[Entries with chart source code]
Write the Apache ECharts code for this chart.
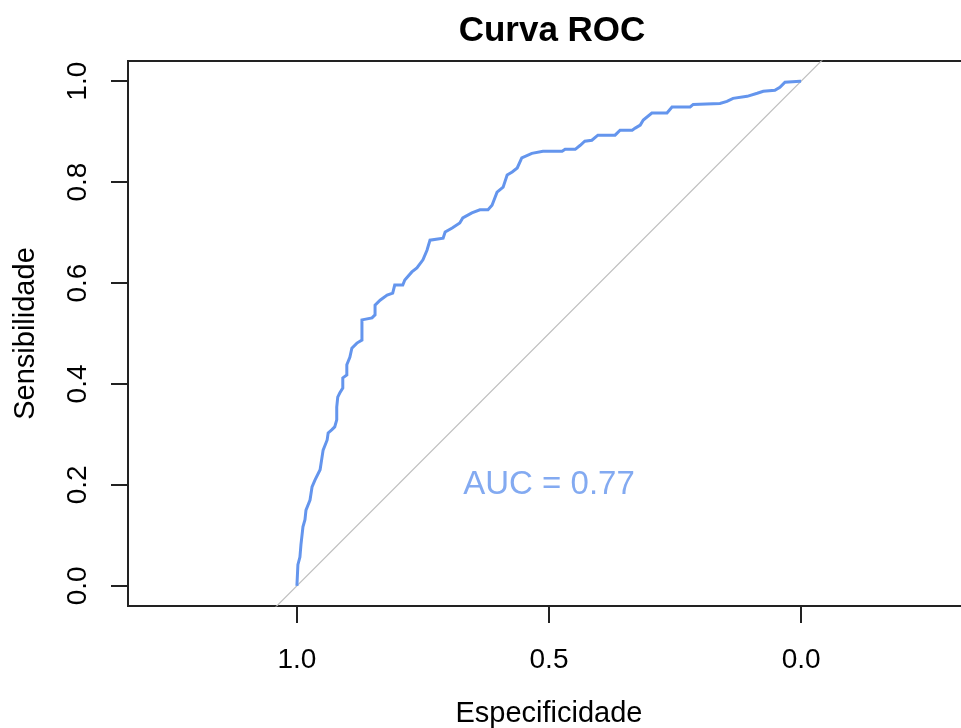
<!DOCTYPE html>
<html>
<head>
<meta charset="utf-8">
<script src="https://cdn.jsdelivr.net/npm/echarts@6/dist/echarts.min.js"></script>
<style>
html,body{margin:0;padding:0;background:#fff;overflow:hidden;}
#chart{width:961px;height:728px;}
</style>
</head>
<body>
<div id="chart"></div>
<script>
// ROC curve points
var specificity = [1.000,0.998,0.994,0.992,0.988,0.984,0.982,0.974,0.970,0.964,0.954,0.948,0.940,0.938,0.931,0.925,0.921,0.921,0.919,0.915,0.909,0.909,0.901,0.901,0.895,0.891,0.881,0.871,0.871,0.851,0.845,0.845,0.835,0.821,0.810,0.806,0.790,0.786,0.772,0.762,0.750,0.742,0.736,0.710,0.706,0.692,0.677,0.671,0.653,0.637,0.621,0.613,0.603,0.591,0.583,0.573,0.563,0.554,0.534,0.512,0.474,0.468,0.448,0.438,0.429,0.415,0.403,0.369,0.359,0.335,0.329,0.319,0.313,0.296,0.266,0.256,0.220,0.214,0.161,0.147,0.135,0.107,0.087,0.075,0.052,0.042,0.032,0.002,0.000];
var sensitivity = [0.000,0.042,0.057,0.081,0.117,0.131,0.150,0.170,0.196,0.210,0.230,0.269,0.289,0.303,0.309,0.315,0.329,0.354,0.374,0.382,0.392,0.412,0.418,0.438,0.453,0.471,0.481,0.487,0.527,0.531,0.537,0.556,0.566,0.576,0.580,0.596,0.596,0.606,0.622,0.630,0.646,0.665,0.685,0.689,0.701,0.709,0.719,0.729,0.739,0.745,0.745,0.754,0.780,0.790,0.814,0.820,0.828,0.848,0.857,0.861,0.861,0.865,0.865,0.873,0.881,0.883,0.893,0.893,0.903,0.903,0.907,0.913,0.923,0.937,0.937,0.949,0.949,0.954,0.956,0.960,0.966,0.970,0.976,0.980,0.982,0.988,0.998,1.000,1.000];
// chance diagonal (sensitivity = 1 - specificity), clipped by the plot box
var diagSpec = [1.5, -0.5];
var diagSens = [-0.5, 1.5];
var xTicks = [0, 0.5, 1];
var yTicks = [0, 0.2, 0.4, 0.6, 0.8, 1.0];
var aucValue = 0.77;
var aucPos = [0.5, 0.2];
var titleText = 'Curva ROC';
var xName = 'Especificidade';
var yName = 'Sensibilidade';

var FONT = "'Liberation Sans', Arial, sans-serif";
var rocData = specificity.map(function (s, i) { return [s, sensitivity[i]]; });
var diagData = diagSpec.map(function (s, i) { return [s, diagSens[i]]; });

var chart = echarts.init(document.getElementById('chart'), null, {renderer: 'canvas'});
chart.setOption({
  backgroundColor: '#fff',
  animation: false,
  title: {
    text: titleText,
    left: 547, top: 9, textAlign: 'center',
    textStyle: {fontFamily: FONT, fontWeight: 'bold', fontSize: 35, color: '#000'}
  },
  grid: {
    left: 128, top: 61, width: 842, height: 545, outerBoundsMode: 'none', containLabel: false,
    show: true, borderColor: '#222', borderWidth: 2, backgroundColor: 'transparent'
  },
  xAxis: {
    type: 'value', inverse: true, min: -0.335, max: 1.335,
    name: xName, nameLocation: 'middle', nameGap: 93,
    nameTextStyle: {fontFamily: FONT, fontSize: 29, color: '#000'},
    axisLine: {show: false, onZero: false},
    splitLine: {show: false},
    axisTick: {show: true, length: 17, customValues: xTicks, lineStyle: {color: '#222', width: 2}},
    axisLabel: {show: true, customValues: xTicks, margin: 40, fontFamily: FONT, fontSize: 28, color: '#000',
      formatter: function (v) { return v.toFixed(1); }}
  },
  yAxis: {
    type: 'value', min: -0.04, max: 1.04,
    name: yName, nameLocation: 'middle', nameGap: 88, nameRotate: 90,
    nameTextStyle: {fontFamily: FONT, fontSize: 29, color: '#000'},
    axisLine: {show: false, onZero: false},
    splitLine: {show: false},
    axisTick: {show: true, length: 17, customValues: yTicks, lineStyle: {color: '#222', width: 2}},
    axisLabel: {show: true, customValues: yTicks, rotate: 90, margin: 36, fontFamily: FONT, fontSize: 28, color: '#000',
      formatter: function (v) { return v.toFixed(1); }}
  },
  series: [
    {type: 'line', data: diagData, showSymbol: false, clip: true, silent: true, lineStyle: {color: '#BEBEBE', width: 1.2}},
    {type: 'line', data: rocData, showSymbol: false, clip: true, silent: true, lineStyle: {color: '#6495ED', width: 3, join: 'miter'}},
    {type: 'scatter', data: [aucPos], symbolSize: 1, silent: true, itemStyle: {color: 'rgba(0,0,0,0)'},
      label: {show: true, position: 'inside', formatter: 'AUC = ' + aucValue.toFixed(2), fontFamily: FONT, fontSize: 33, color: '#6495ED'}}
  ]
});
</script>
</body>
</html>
--
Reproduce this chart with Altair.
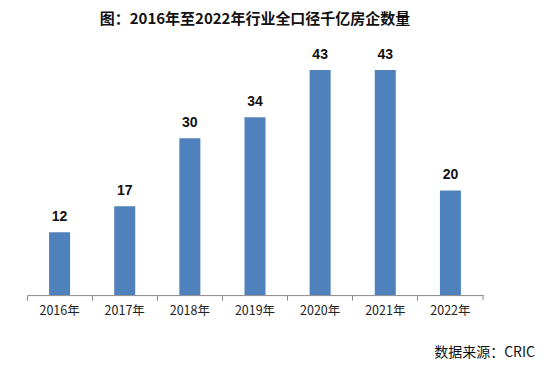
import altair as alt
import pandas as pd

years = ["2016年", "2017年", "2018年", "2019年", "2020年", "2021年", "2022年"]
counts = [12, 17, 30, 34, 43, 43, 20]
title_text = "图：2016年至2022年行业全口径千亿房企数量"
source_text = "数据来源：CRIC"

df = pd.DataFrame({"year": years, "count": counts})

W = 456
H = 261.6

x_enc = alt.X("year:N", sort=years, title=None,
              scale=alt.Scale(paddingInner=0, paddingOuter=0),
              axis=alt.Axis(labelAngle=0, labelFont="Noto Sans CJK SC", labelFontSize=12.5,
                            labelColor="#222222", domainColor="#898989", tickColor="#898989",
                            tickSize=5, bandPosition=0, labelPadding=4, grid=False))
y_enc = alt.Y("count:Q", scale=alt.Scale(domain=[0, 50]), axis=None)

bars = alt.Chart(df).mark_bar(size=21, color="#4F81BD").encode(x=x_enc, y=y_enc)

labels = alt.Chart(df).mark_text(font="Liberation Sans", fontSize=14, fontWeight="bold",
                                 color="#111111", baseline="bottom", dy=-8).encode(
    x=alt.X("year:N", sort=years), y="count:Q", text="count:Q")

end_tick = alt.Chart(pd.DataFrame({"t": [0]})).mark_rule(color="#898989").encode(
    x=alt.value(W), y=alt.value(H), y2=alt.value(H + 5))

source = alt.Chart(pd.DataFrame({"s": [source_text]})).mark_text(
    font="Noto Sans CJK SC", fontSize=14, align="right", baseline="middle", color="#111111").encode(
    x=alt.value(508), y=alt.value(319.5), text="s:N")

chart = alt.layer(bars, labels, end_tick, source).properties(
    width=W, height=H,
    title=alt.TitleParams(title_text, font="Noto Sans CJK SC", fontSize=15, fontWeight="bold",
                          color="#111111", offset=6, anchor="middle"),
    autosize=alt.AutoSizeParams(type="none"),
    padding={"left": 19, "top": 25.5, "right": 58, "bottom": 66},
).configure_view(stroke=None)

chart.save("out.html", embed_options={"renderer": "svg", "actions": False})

# [CHALLENGE]
Extract the stretch of lines that begins at the line with "Reproduce this chart with Altair." and ends at the line with "x=alt.value(W), y=alt.value(H), y2=alt.value(H", inclusive. Omit every picture.

# [WRITTEN RESPONSE]
Reproduce this chart with Altair.
import altair as alt
import pandas as pd

years = ["2016年", "2017年", "2018年", "2019年", "2020年", "2021年", "2022年"]
counts = [12, 17, 30, 34, 43, 43, 20]
title_text = "图：2016年至2022年行业全口径千亿房企数量"
source_text = "数据来源：CRIC"

df = pd.DataFrame({"year": years, "count": counts})

W = 456
H = 261.6

x_enc = alt.X("year:N", sort=years, title=None,
              scale=alt.Scale(paddingInner=0, paddingOuter=0),
              axis=alt.Axis(labelAngle=0, labelFont="Noto Sans CJK SC", labelFontSize=12.5,
                            labelColor="#222222", domainColor="#898989", tickColor="#898989",
                            tickSize=5, bandPosition=0, labelPadding=4, grid=False))
y_enc = alt.Y("count:Q", scale=alt.Scale(domain=[0, 50]), axis=None)

bars = alt.Chart(df).mark_bar(size=21, color="#4F81BD").encode(x=x_enc, y=y_enc)

labels = alt.Chart(df).mark_text(font="Liberation Sans", fontSize=14, fontWeight="bold",
                                 color="#111111", baseline="bottom", dy=-8).encode(
    x=alt.X("year:N", sort=years), y="count:Q", text="count:Q")

end_tick = alt.Chart(pd.DataFrame({"t": [0]})).mark_rule(color="#898989").encode(
    x=alt.value(W), y=alt.value(H), y2=alt.value(H + 5))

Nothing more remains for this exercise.